Psychologist Debbie Neft says she often relies on the skills she honed in her five years as a staff member at CWW. “Working at camp I learned to listen first, absorb, and then respond to my campers, co-counselors, and parents. This ability to communicate effectively was essential to getting to know my campers as individuals. This is a skill I rely on heavily as a therapist.”
While you’ll have a great supervisor and a strong support system, no one is holding your hand throughout the day. When plans change at the last minute, you will learn very quickly that you’re the ‘go-to’ person for your campers. You’ll deal with your fair share of stress, think on your feet and problem solve throughout the day to face the myriad challenges that may arise. Our camp environment teaches staff to be solutions-focused, how to fail with grace, and forge ahead to resolve an issue. Imagine conﬁdently walking into an interview for your dream job and being able to explain how you effectively solved a problem, thanks to, not in spite of, failing.

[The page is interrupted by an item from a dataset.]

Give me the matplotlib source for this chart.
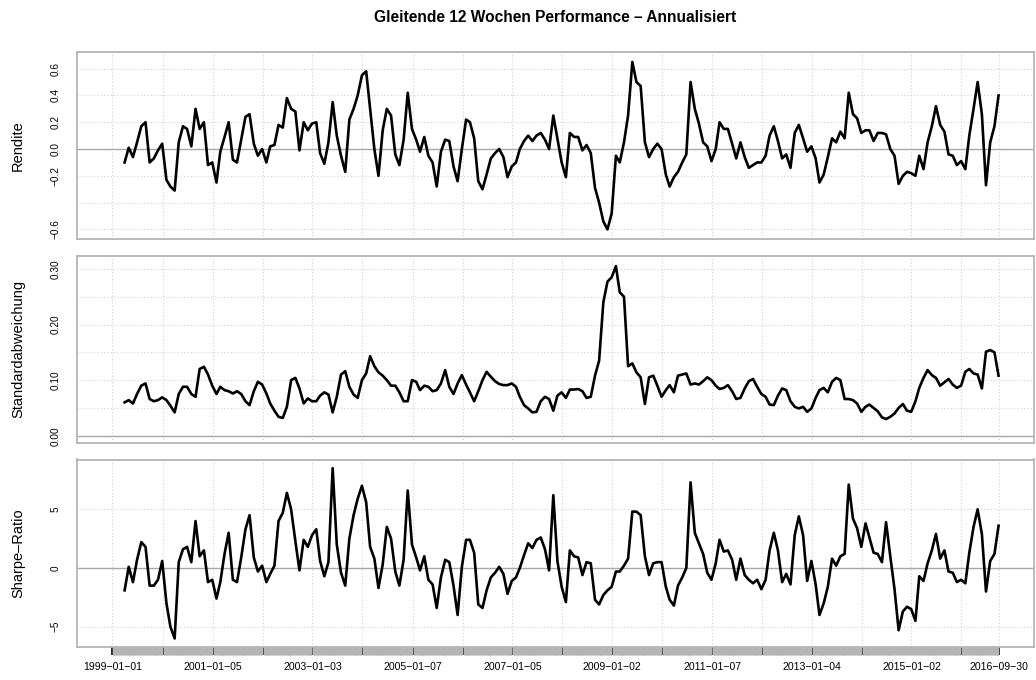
import matplotlib
matplotlib.use("Agg")
import matplotlib.pyplot as plt
import pandas as pd

plt.rcParams['font.family'] = ['Liberation Sans', 'DejaVu Sans']

# month-end sample points, 1999-03 .. 2016-09
dates = pd.date_range("1999-03-31", "2016-09-30", freq="ME")

rendite = [
    -0.10, 0.01, -0.06, 0.05, 0.17, 0.20, -0.10, -0.07, -0.01, 0.04,
    -0.23, -0.28, -0.31, 0.05, 0.17, 0.15, 0.02, 0.30, 0.15, 0.20,
    -0.12, -0.10, -0.25, -0.02, 0.09, 0.20, -0.08, -0.10, 0.07, 0.24,
    0.26, 0.04, -0.05, 0.00, -0.10, 0.02, 0.03, 0.18, 0.16, 0.38,
    0.30, 0.28, -0.01, 0.20, 0.14, 0.19, 0.20, -0.03, -0.11, 0.05,
    0.35, 0.10, -0.05, -0.17, 0.22, 0.30, 0.40, 0.55, 0.58, 0.30,
    0.00, -0.20, 0.14, 0.30, 0.25, -0.04, -0.12, 0.07, 0.42, 0.15,
    0.07, -0.02, 0.09, -0.05, -0.10, -0.28, -0.02, 0.07, 0.06, -0.13,
    -0.24, 0.00, 0.22, 0.20, 0.08, -0.24, -0.30, -0.19, -0.07, -0.03,
    0.00, -0.06, -0.21, -0.13, -0.10, 0.00, 0.06, 0.10, 0.06, 0.10,
    0.12, 0.07, 0.00, 0.25, 0.08, -0.10, -0.21, 0.12, 0.09, 0.09,
    -0.01, 0.03, -0.03, -0.29, -0.40, -0.54, -0.60, -0.48, -0.05, -0.10,
    0.05, 0.25, 0.65, 0.50, 0.47, 0.05, -0.06, 0.00, 0.04, 0.00,
    -0.19, -0.28, -0.21, -0.17, -0.10, -0.04, 0.50, 0.30, 0.19, 0.05,
    0.02, -0.09, 0.00, 0.20, 0.15, 0.15, 0.04, -0.07, 0.05, -0.06,
    -0.14, -0.12, -0.10, -0.10, -0.05, 0.10, 0.17, 0.06, -0.07, -0.04,
    -0.14, 0.12, 0.18, 0.08, -0.02, 0.02, -0.07, -0.25, -0.19, -0.06,
    0.08, 0.05, 0.13, 0.08, 0.42, 0.26, 0.23, 0.12, 0.14, 0.14,
    0.06, 0.12, 0.12, 0.11, 0.00, -0.05, -0.26, -0.20, -0.17, -0.18,
    -0.20, -0.05, -0.15, 0.05, 0.17, 0.32, 0.18, 0.13, -0.04, -0.05,
    -0.12, -0.09, -0.15, 0.10, 0.30, 0.50, 0.26, -0.27, 0.05, 0.17,
    0.40,
]

stdabw = [
    0.060, 0.064, 0.058, 0.075, 0.090, 0.094, 0.066, 0.062, 0.064, 0.069,
    0.064, 0.054, 0.042, 0.075, 0.088, 0.088, 0.075, 0.070, 0.120, 0.124,
    0.110, 0.090, 0.075, 0.088, 0.082, 0.080, 0.076, 0.080, 0.075, 0.062,
    0.055, 0.080, 0.097, 0.092, 0.076, 0.058, 0.045, 0.034, 0.032, 0.052,
    0.100, 0.104, 0.085, 0.058, 0.067, 0.062, 0.062, 0.072, 0.078, 0.074,
    0.042, 0.070, 0.110, 0.116, 0.088, 0.074, 0.068, 0.100, 0.112, 0.143,
    0.125, 0.114, 0.108, 0.100, 0.090, 0.090, 0.078, 0.062, 0.062, 0.100,
    0.097, 0.082, 0.090, 0.088, 0.080, 0.082, 0.094, 0.118, 0.088, 0.075,
    0.094, 0.109, 0.092, 0.078, 0.062, 0.080, 0.100, 0.115, 0.106, 0.098,
    0.093, 0.091, 0.091, 0.094, 0.088, 0.070, 0.055, 0.049, 0.042, 0.043,
    0.062, 0.070, 0.066, 0.045, 0.072, 0.078, 0.068, 0.083, 0.083, 0.084,
    0.080, 0.068, 0.070, 0.108, 0.135, 0.240, 0.277, 0.285, 0.305, 0.258,
    0.250, 0.125, 0.130, 0.114, 0.105, 0.057, 0.105, 0.108, 0.090, 0.070,
    0.082, 0.091, 0.078, 0.108, 0.110, 0.112, 0.092, 0.094, 0.092, 0.098,
    0.105, 0.100, 0.090, 0.084, 0.086, 0.091, 0.080, 0.066, 0.068, 0.085,
    0.098, 0.102, 0.088, 0.075, 0.070, 0.056, 0.055, 0.072, 0.085, 0.082,
    0.062, 0.052, 0.049, 0.052, 0.043, 0.049, 0.068, 0.082, 0.086, 0.078,
    0.097, 0.104, 0.100, 0.066, 0.066, 0.064, 0.058, 0.043, 0.052, 0.056,
    0.050, 0.044, 0.033, 0.030, 0.034, 0.040, 0.050, 0.057, 0.045, 0.043,
    0.062, 0.086, 0.104, 0.118, 0.109, 0.104, 0.090, 0.096, 0.102, 0.092,
    0.086, 0.090, 0.115, 0.120, 0.112, 0.110, 0.085, 0.151, 0.154, 0.150,
    0.108,
]

sharpe = [
    -1.9, 0.1, -1.2, 0.7, 2.2, 1.8, -1.5, -1.5, -1.0, 0.6,
    -3.0, -5.0, -6.0, 0.5, 1.6, 1.8, 0.5, 4.0, 1.0, 1.5,
    -1.2, -1.0, -2.6, -1.2, 1.2, 3.0, -1.0, -1.2, 0.9, 3.3,
    4.5, 0.9, -0.3, 0.2, -1.2, -0.5, 0.2, 4.0, 4.7, 6.4,
    5.0, 2.3, -0.2, 2.4, 1.8, 2.8, 3.3, 0.6, -0.7, 0.5,
    8.5, 2.0, -0.4, -1.5, 2.5, 4.5, 5.9, 7.0, 5.6, 1.8,
    0.8, -1.7, 0.3, 3.5, 2.5, -0.3, -1.5, 0.7, 6.6, 2.0,
    0.9, -0.2, 1.0, -1.0, -1.4, -3.4, -0.8, 0.7, 0.5, -1.5,
    -4.0, 0.1, 2.4, 2.4, 1.3, -3.1, -3.4, -1.9, -0.8, -0.4,
    0.1, -0.5, -2.2, -1.1, -0.8, 0.0, 1.1, 2.1, 1.7, 2.4,
    2.6, 1.6, -0.2, 6.2, 0.6, -1.6, -2.9, 1.5, 1.0, 0.9,
    -0.6, 0.5, 0.4, -2.7, -3.1, -2.3, -1.9, -1.6, -0.3, -0.3,
    0.2, 0.8, 4.8, 4.8, 4.5, 1.0, -0.6, 0.4, 0.5, 0.5,
    -1.6, -2.7, -3.2, -1.5, -0.8, 0.0, 7.3, 3.0, 2.1, 1.2,
    -0.4, -1.0, 0.4, 2.4, 1.4, 1.5, 0.7, -1.0, 0.8, -0.6,
    -1.0, -1.3, -1.0, -1.8, -1.0, 1.5, 3.0, 1.5, -1.2, -0.5,
    -1.4, 2.8, 4.4, 2.8, -1.1, 0.6, -1.4, -4.0, -3.0, -1.6,
    0.8, 0.2, 1.0, 1.2, 7.1, 4.2, 3.4, 1.8, 3.8, 2.6,
    1.3, 1.2, 0.5, 3.9, 1.0, -1.8, -5.3, -3.7, -3.3, -3.5,
    -4.5, -0.7, -1.1, 0.4, 1.5, 2.9, 0.8, 1.5, -0.3, -0.4,
    -1.2, -1.0, -1.3, 1.3, 3.5, 5.0, 2.9, -2.0, 0.6, 1.2,
    3.6,
]

# axis ticks (first weekly date of each year) and labels
tick_dates = ["1999-01-01", "2000-01-07", "2001-01-05", "2002-01-04", "2003-01-03",
              "2004-01-02", "2005-01-07", "2006-01-06", "2007-01-05", "2008-01-04",
              "2009-01-02", "2010-01-01", "2011-01-07", "2012-01-06", "2013-01-04",
              "2014-01-03", "2015-01-02", "2016-01-01", "2016-09-30"]
tick_labels = ["1999\u221201\u221201", "", "2001\u221201\u221205", "", "2003\u221201\u221203",
               "", "2005\u221201\u221207", "", "2007\u221201\u221205", "",
               "2009\u221201\u221202", "", "2011\u221201\u221207", "", "2013\u221201\u221204",
               "", "2015\u221201\u221202", "", "2016\u221209\u221230"]

panels = [
    ("Rendite", rendite, (-0.669, 0.724),
     [-0.6, -0.4, -0.2, 0.0, 0.2, 0.4, 0.6],
     ["\u22120.6", "", "\u22120.2", "0.0", "0.2", "0.4", "0.6"]),
    ("Standardabweichung", stdabw, (-0.0122, 0.3232),
     [0.0, 0.05, 0.10, 0.15, 0.20, 0.25, 0.30],
     ["0.00", "", "0.10", "", "0.20", "", "0.30"]),
    ("Sharpe\u2013Ratio", sharpe, (-6.70, 9.24),
     [-5, 0, 5],
     ["\u22125", "0", "5"]),
]

W, H = 1036, 680
fig = plt.figure(figsize=(W / 100, H / 100), dpi=100)

# panel boxes in pixels: (top, bottom)
boxes = [(52, 238.7), (256, 442.5), (459.5, 646.7)]
left_px, right_px = 77, 1034

start = pd.Timestamp("1999-01-01")
end = pd.Timestamp("2016-09-30")
span = end - start
ticks = pd.to_datetime(tick_dates)
weeks = pd.date_range(start, end, freq="W-FRI")

grid_kw = dict(color="#D0D0D0", lw=0.8, linestyle=(0, (1, 2)))

for i, (label, vals, ylim, yt, ytl) in enumerate(panels):
    top, bot = boxes[i]
    ax = fig.add_axes([left_px / W, 1 - bot / H, (right_px - left_px) / W, (bot - top) / H])
    ax.set_xlim(start - 0.04 * span, end + 0.04 * span)
    ax.set_ylim(*ylim)

    for t in ticks:
        ax.axvline(t, zorder=1, **grid_kw)
    for y in yt:
        if y != 0:
            ax.axhline(y, zorder=1, **grid_kw)
    ax.axhline(0, color="#A8A8A8", lw=1.0, zorder=2)

    ax.plot(dates, vals, color="black", lw=1.9, zorder=3)

    ax.set_yticks(yt)
    ax.set_yticklabels(ytl)
    ax.tick_params(axis="y", length=0, pad=12, labelsize=7.2, labelrotation=90)
    for lab in ax.get_yticklabels():
        lab.set_verticalalignment("center")

    for s in ax.spines.values():
        s.set_color("#B5B5B5")
        s.set_linewidth(1.3)

    if i < 2:
        ax.set_xticks([])
    else:
        ax.set_xticks(ticks)
        ax.set_xticklabels(tick_labels)
        ax.set_xticks(weeks, minor=True)
        ax.tick_params(axis="x", which="major", length=6, width=1.2, color="black",
                       labelsize=7.6, pad=5)
        ax.tick_params(axis="x", which="minor", length=6, width=1.0, color="#B4B4B4")

    fig.text(18 / W, 1 - (top + bot) / 2 / H, label, rotation=90,
             ha="center", va="center", fontsize=10.5)

fig.text(555 / W, 1 - 18 / H, "Gleitende 12 Wochen Performance \u2013 Annualisiert",
         ha="center", va="center", fontsize=11.2, fontweight="bold")

fig.savefig("out.png", dpi=100)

Tara Cook Littman, a former Assistant District Attorney and current food policy advocate said, “My years as a counselor at CWW prepared me for my career and life in ways I never anticipated. As a NYC Assistant District Attorney I faced new challenges every day and had to think on my feet constantly in court. Being a camp counselor helped me acquire the problem- solving skills I needed to react quickly to some very stressful circumstances.”
Creativity at camp is all about being resourceful; it’s not about defaulting to what’s traditional or easy. Our staff learn and improve upon their creativity each day. Maybe there is a camper who will only eat yellow foods, or another who is afraid of heights. Regardless of the situation, you’ll likely face situations you’ve never experienced before. In those moments, you’ll learn to adjust your perspective and think outside the box in order to help campers learn about themselves, overcome challenges, and become more conﬁdent. Creativity is at the heart of what we do and you’ll build and improve upon this skill throughout your weeks at CWW.
Amy Zearn found this to be true in her career. “In the early years of Amazon,” she said, “I leaned heavily on my ability to multitask, be creative and problem solve.” Adds psychologist Debbie Neft, “At CWW, I also learned to be creative and flexible in my approach to work. It took creative ideas to engage campers and flexibility to help each day run smoothly, no matter what challenges it brought. I have been very fortunate to be able draw on these skills as I have built and grown my own practice.”
Camp staff can handle anything. Instead of avoiding challenging situations, they handle them step-by-step, with a smile on their face. All because it needs to be done, not because anyone asked them to do it. At the end of camp, you’ll know you can be positive in the face of difﬁculty. You’ll work 16 hours a day for 2 months with a smile on your face despite very little time to yourself. Working at camp proves you can be ‘on’ for extensive periods of time while balancing your own needs with the needs of those around you. You’ll know that you can fail, pick yourself up, try again and not let it get you down.
Former counselor Tara Cook Littman credits her work at camp with this strength. “I am grateful for my years as a camp counselor at CWW for making me a more resilient adult who can take on challenges with conﬁdence,” she said.